++++ Data for this exercise
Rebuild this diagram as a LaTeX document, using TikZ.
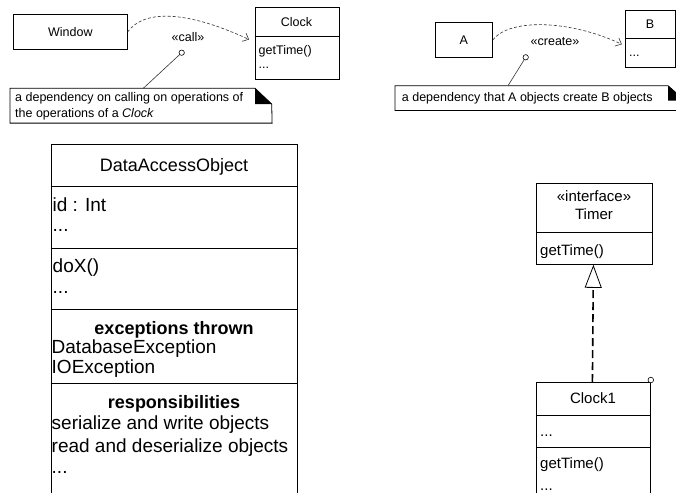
\documentclass[tikz,border=0pt]{standalone}
\usepackage{fontspec}
\setmainfont{Liberation Sans}
\usetikzlibrary{arrows.meta}
\begin{document}
\begin{tikzpicture}[x=1pt,y=-1pt,
  box/.style={draw, line width=0.8pt, inner sep=0pt, anchor=north west},
  tsm/.style={inner sep=0pt, font=\fontsize{12.5}{15}\selectfont},
  tmd/.style={inner sep=0pt, font=\fontsize{15}{18}\selectfont},
  tbg/.style={inner sep=0pt, font=\fontsize{18}{21}\selectfont},
  tbd/.style={inner sep=0pt, font=\fontsize{19}{22}\selectfont},
  sep/.style={line width=0.8pt},
  dep/.style={dash pattern=on 3pt off 2pt, line width=0.6pt, black!80,
    -{Straight Barb[length=5pt,width=9pt,line width=0.6pt]}},
  anchorline/.style={line width=0.6pt, black!80},
  pin/.style={draw, line width=0.6pt, fill=white},
]
\useasboundingbox (0,0) rectangle (676,492);
\clip (0,0) rectangle (676,492);

% ---------- top left: call dependency ----------
\node[box, minimum width=113.4pt, minimum height=35.3pt, tsm] (window) at (13.3,14) {Window};
\node[box, minimum width=84pt, minimum height=71.7pt] (clock) at (254.5,7.3) {};
\draw[sep] (clock.west |- 0,36) -- (clock.east |- 0,36);
\node[tsm, anchor=base] (clockname) at (296.5,26.7) {Clock};
\node[tsm, anchor=base west] (clockop) at (258.5,55) {getTime()};
\node[tsm, anchor=base west] (clockdots) at (258.5,68.3) {...};
\draw[dep, shorten >=6pt] (window.east) .. controls (145,8) and (190,12) .. ([yshift=1.5pt]clock.west);
\node[tsm, anchor=base] (calllbl) at (188,41.7) {«call»};

\node[minimum width=261.7pt, minimum height=34.4pt, inner sep=0pt, anchor=north west] (note1) at (10,88.3) {};
\draw[line width=0.8pt] (note1.north west) -- ++(245,0) -- ++(16.7,15.7) -- (note1.south east) -- (note1.south west) -- cycle;
\fill ([xshift=245pt]note1.north west) -- ++(0,15.7) -- ++(16.7,0) -- cycle;
\node[tsm, anchor=base west] (note1a) at (15,101.7) {a dependency on calling on operations of};
\node[tsm, anchor=base west] (note1b) at (15,117.7) {the operations of a \textit{Clock}};
\coordinate (callpin) at (181.7,52.7);
\draw[anchorline, shorten <=2.5pt] (callpin) -- ([xshift=133.3pt]note1.north west);
\draw[pin] (callpin) circle (2.7pt);

% ---------- top right: create dependency ----------
\node[box, minimum width=57pt, minimum height=35pt, tsm] (a) at (435,22) {A};
\node[box, minimum width=50pt, minimum height=56.7pt] (b) at (625,10) {};
\draw[sep] (b.west |- 0,38.3) -- (b.east |- 0,38.3);
\node[tsm, anchor=base] (bname) at (650,28.3) {B};
\node[tsm, anchor=base west] (bdots) at (629,56.7) {...};
\draw[dep, shorten >=3.5pt] (a.east) .. controls (510,18) and (570,20) .. ([yshift=-7pt]b.west);
\node[tsm, anchor=base] (createlbl) at (555,45.7) {«create»};

\node[minimum width=290pt, minimum height=24.3pt, inner sep=0pt, anchor=north west] (note2) at (395,85.7) {};
\draw[line width=0.8pt] (note2.north west) -- ++(273,0) -- ++(17,15) -- (note2.south east) -- (note2.south west) -- cycle;
\fill ([xshift=273pt]note2.north west) -- ++(0,15) -- ++(17,0) -- cycle;
\node[tsm, anchor=base west] (note2a) at (401.7,101.7) {a dependency that A objects create B objects};
\coordinate (createpin) at (525.7,57.3);
\draw[anchorline, shorten <=2.5pt] (createpin) -- ([xshift=113pt]note2.north west);
\draw[pin] (createpin) circle (2.7pt);

% ---------- DataAccessObject ----------
\node[box, minimum width=246.3pt, minimum height=370pt] (dao) at (50.7,144) {};
\draw[sep] (dao.west |- 0,186) -- (dao.east |- 0,186);
\draw[sep] (dao.west |- 0,248) -- (dao.east |- 0,248);
\draw[sep] (dao.west |- 0,309) -- (dao.east |- 0,309);
\draw[sep] (dao.west |- 0,383) -- (dao.east |- 0,383);
\node[tbg, anchor=base] (daoname) at (174,171.7) {DataAccessObject};
\node[tbd, anchor=base west] (daoattr) at (52.5,211.7) {id : Int};
\node[tbd, anchor=base west] (daoattrd) at (52.5,231.7) {...};
\node[tbd, anchor=base west] (daoop) at (52.5,272.7) {doX()};
\node[tbd, anchor=base west] (daoopd) at (52.5,293) {...};
\node[tbg, anchor=base, font=\fontsize{18}{21}\selectfont\bfseries] (daoexc) at (174,334) {exceptions thrown};
\node[tbd, anchor=base west] (daoexc1) at (51.5,353) {DatabaseException};
\node[tbd, anchor=base west] (daoexc2) at (51.5,373) {IOException};
\node[tbg, anchor=base, font=\fontsize{18}{21}\selectfont\bfseries] (daoresp) at (174,408) {responsibilities};
\node[tbd, anchor=base west] (daoresp1) at (51.5,429) {serialize and write objects};
\node[tbd, anchor=base west] (daoresp2) at (51.5,452) {read and deserialize objects};
\node[tbd, anchor=base west] (daorespd) at (51.5,473) {...};

% ---------- Timer / Clock1 ----------
\node[box, minimum width=116pt, minimum height=81pt] (timer) at (536,183) {};
\draw[sep] (timer.west |- 0,232) -- (timer.east |- 0,232);
\node[tmd, anchor=base] (timerst) at (594,201.7) {«interface»};
\node[tmd, anchor=base] (timername) at (594,219.3) {Timer};
\node[tmd, anchor=base west] (timerop) at (540,255) {getTime()};

\node[box, minimum width=114pt, minimum height=130pt] (clock1) at (536,382) {};
\draw[sep] (clock1.west |- 0,415) -- (clock1.east |- 0,415);
\draw[sep] (clock1.west |- 0,447) -- (clock1.east |- 0,447);
\node[tmd, anchor=base] (clock1name) at (593,403.3) {Clock1};
\node[tmd, anchor=base west] (clock1attr) at (540,436.7) {...};
\node[tmd, anchor=base west] (clock1op) at (540,468.3) {getTime()};
\node[tmd, anchor=base west] (clock1opd) at (540,490) {...};
\draw[dash pattern=on 8pt off 4pt, line width=1.6pt,
  -{Triangle[open, length=23pt, width=17pt, line width=0.8pt]}]
  ([xshift=-1pt]clock1.north) -- ([xshift=-1pt]timer.south);
\draw[pin] ([yshift=2pt]clock1.north east) circle (2.8pt);
\end{tikzpicture}
\end{document}
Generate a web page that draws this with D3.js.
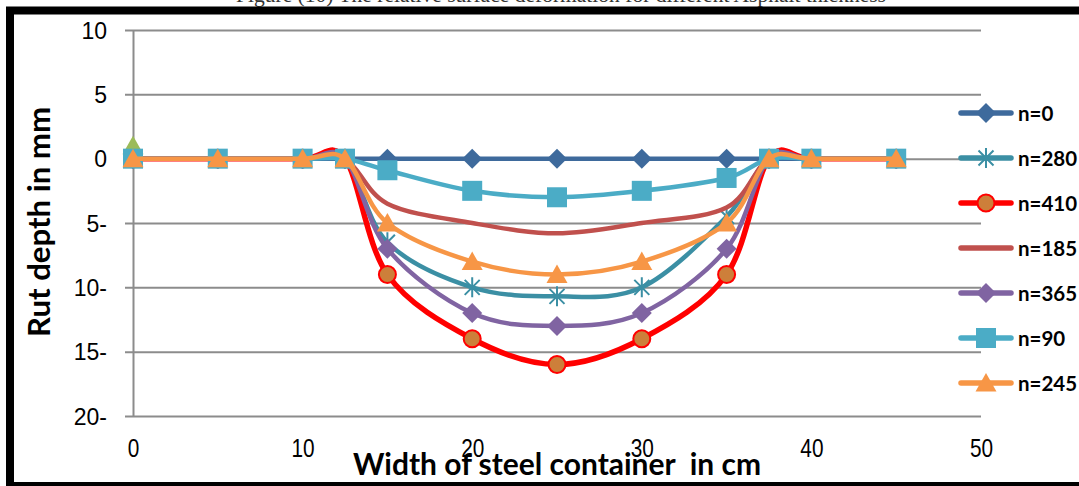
<!DOCTYPE html>
<html>
<head>
<meta charset="utf-8">
<script src="https://cdn.jsdelivr.net/npm/d3@7"></script>
<style>
  html, body { margin: 0; padding: 0; background: #fff; }
  svg { display: block; }
</style>
</head>
<body>
<svg id="chart" width="1079" height="486"></svg>
<script>
// Transverse positions across the container (cm)
const widths = [0, 5, 10, 12.5, 15, 20, 25, 30, 35, 37.5, 40, 45];

// Rut depth (mm) after n load passes
const rutN0   = [0, 0, 0, 0,  0,    0,    0,     0,    0,   0, 0, 0];
const rutN280 = [0, 0, 0, 0, -6.5, -10,  -10.7, -10,  -4.5, 0, 0, 0];
const rutN410 = [0, 0, 0, 0, -9,   -14,  -16,   -14,  -9,   0, 0, 0];
const rutN185 = [0, 0, 0, 0, -3.5, -5,   -5.8,  -5,   -3.8, 0, 0, 0];
const rutN365 = [0, 0, 0, 0, -7,   -12,  -13,   -12,  -7,   0, 0, 0];
const rutN90  = [0, 0, 0, 0, -0.9, -2.5, -3,    -2.5, -1.5, 0, 0, 0];
const rutN245 = [0, 0, 0, 0, -5,   -8,   -9,    -8,   -5,   0, 0, 0];

// Single reference reading at the container edge
const edgeWidth = [0];
const edgeRise  = [1];

const legendNames = ["n=0", "n=280", "n=410", "n=185", "n=365", "n=90", "n=245"];
const xTicks = [0, 10, 20, 30, 40, 50];
const yTicks = [10, 5, 0, -5, -10, -15, -20];

const series = [
  { name: "n=0",   xs: widths, ys: rutN0,   color: "#3e6a9c", width: 4.5, marker: "diamond" },
  { name: "n=280", xs: widths, ys: rutN280, color: "#3b8fa4", width: 4.5, marker: "star" },
  { name: "n=410", xs: widths, ys: rutN410, color: "#ff0000", width: 5.5, marker: "circle", fill: "#cd7f3a" },
  { name: "n=185", xs: widths, ys: rutN185, color: "#c0504d", width: 4.5, marker: null },
  { name: "n=365", xs: widths, ys: rutN365, color: "#8064a2", width: 4.5, marker: "diamond" },
  { name: "edge",  xs: edgeWidth, ys: edgeRise, color: "#9bbb59", width: 0, marker: "triangle" },
  { name: "n=90",  xs: widths, ys: rutN90,  color: "#4bacc6", width: 4.5, marker: "square" },
  { name: "n=245", xs: widths, ys: rutN245, color: "#f79646", width: 4.5, marker: "triangle" }
];

const svg = d3.select("#chart");

// Caption line of the figure (mostly above the page top)
svg.append("text")
  .attr("x", 236).attr("y", 2)
  .attr("font-family", "'Liberation Serif', 'Times New Roman', serif")
  .attr("font-size", 20)
  .attr("fill", "#333")
  .attr("textLength", 650).attr("lengthAdjust", "spacingAndGlyphs")
  .text("Figure (10) The relative surface deformation for different Asphalt thickness");

// Frame
svg.append("rect")
  .attr("x", 10).attr("y", 10.5)
  .attr("width", 1080).attr("height", 475.5)
  .attr("fill", "none").attr("stroke", "#000").attr("stroke-width", 8);

const x = d3.scaleLinear().domain([0, 50]).range([133, 981]);
const y = d3.scaleLinear().domain([-20, 10]).range([416, 30]);

const gridColor = "#8c8c8c";

// Horizontal gridlines (including the tick stubs left of the axis)
const grid = svg.append("g").attr("transform", "translate(125,0)")
  .call(d3.axisLeft(y).tickValues(yTicks).tickSize(-(981 - 125)).tickFormat(""));
grid.select(".domain").remove();
grid.selectAll("line").attr("stroke", gridColor).attr("stroke-width", 2);

// Y axis
const fmtY = v => v < 0 ? `${-v}-` : `${v}`;
const yAxis = svg.append("g").attr("transform", "translate(133,0)")
  .call(d3.axisLeft(y).tickValues(yTicks).tickSize(0).tickSizeOuter(0).tickPadding(26).tickFormat(fmtY));
yAxis.select(".domain").attr("stroke", gridColor).attr("stroke-width", 2);
yAxis.selectAll("text")
  .attr("font-family", "'Liberation Sans', Arial, sans-serif")
  .attr("font-size", 23).attr("fill", "#000").attr("dy", "0.36em");

// X axis labels (condensed face)
const xAxis = svg.append("g").attr("transform", "translate(0,416)")
  .call(d3.axisBottom(x).tickValues(xTicks).tickSize(0).tickSizeOuter(0));
xAxis.select(".domain").remove();
xAxis.selectAll("text")
  .attr("y", 0).attr("dy", 0)
  .attr("transform", "translate(0,41) scale(0.8,1)")
  .attr("font-family", "'Liberation Sans', Arial, sans-serif")
  .attr("font-size", 26).attr("fill", "#000");

// Axis titles
svg.append("text")
  .attr("transform", "translate(50,222) rotate(-90)")
  .attr("text-anchor", "middle")
  .attr("font-family", "Lato, 'Open Sans', sans-serif")
  .attr("font-weight", "bold").attr("font-size", 31)
  .attr("textLength", 230).attr("lengthAdjust", "spacingAndGlyphs")
  .text("Rut depth in mm");

svg.append("text")
  .attr("x", 557).attr("y", 475)
  .attr("text-anchor", "middle")
  .style("white-space", "pre")
  .attr("font-family", "Lato, 'Open Sans', sans-serif")
  .attr("font-weight", "bold").attr("font-size", 30)
  .attr("textLength", 408).attr("lengthAdjust", "spacingAndGlyphs")
  .text("Width of steel container  in cm");

// Marker drawing
function drawMarker(g, type, cx, cy, s) {
  const color = s.color;
  if (type === "diamond") {
    g.append("path").attr("d", `M${cx},${cy - 10}L${cx + 10},${cy}L${cx},${cy + 10}L${cx - 10},${cy}Z`)
      .attr("fill", color);
  } else if (type === "square") {
    g.append("rect").attr("x", cx - 10).attr("y", cy - 10).attr("width", 20).attr("height", 20)
      .attr("fill", color);
  } else if (type === "triangle") {
    g.append("path").attr("d", `M${cx},${cy - 10}L${cx + 10.5},${cy + 8.5}L${cx - 10.5},${cy + 8.5}Z`)
      .attr("fill", color);
  } else if (type === "circle") {
    g.append("circle").attr("cx", cx).attr("cy", cy).attr("r", 8.5)
      .attr("fill", s.fill).attr("stroke", color).attr("stroke-width", 2);
  } else if (type === "star") {
    const r = 10, d = 7.5;
    g.append("path")
      .attr("d", `M${cx},${cy - r}L${cx},${cy + r}M${cx - d},${cy - d}L${cx + d},${cy + d}M${cx - d},${cy + d}L${cx + d},${cy - d}`)
      .attr("stroke", color).attr("stroke-width", 2).attr("fill", "none");
  }
}

const line = d3.line().curve(d3.curveCardinal.tension(0));
const plot = svg.append("g");

series.forEach(s => {
  const pts = s.xs.map((v, i) => [x(v), y(s.ys[i])]);
  const g = plot.append("g");
  if (s.width > 0 && pts.length > 1) {
    g.append("path").attr("d", line(pts))
      .attr("fill", "none").attr("stroke", s.color)
      .attr("stroke-width", s.width).attr("stroke-linejoin", "round").attr("stroke-linecap", "round");
  }
  if (s.marker) pts.forEach(p => drawMarker(g, s.marker, p[0], p[1], s));
});

// Legend
const legendTop = 113, legendStep = 45;
const legend = svg.append("g");
legendNames.forEach((name, i) => {
  const s = series.find(d => d.name === name);
  const ly = legendTop + i * legendStep;
  const g = legend.append("g");
  g.append("line").attr("x1", 961).attr("x2", 1011).attr("y1", ly).attr("y2", ly)
    .attr("stroke", s.color).attr("stroke-width", 5.5).attr("stroke-linecap", "round");
  if (s.marker) drawMarker(g, s.marker, 986, ly, s);
  g.append("text").attr("x", 1018).attr("y", ly + 8)
    .attr("font-family", "Lato, 'Open Sans', sans-serif")
    .attr("font-weight", "bold").attr("font-size", 20.5).attr("fill", "#000")
    .text(name);
});
</script>
</body>
</html>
++++++++
Instructions for the task:
Go back to the listing above and reproduce, exactly, the stretch from the line bearing "Generate a web" through the line bearing "37.5, 40, 45];", without its pictures.

Worked solution:
Generate a web page that draws this with D3.js.
<!DOCTYPE html>
<html>
<head>
<meta charset="utf-8">
<script src="https://cdn.jsdelivr.net/npm/d3@7"></script>
<style>
  html, body { margin: 0; padding: 0; background: #fff; }
  svg { display: block; }
</style>
</head>
<body>
<svg id="chart" width="1079" height="486"></svg>
<script>
// Transverse positions across the container (cm)
const widths = [0, 5, 10, 12.5, 15, 20, 25, 30, 35, 37.5, 40, 45];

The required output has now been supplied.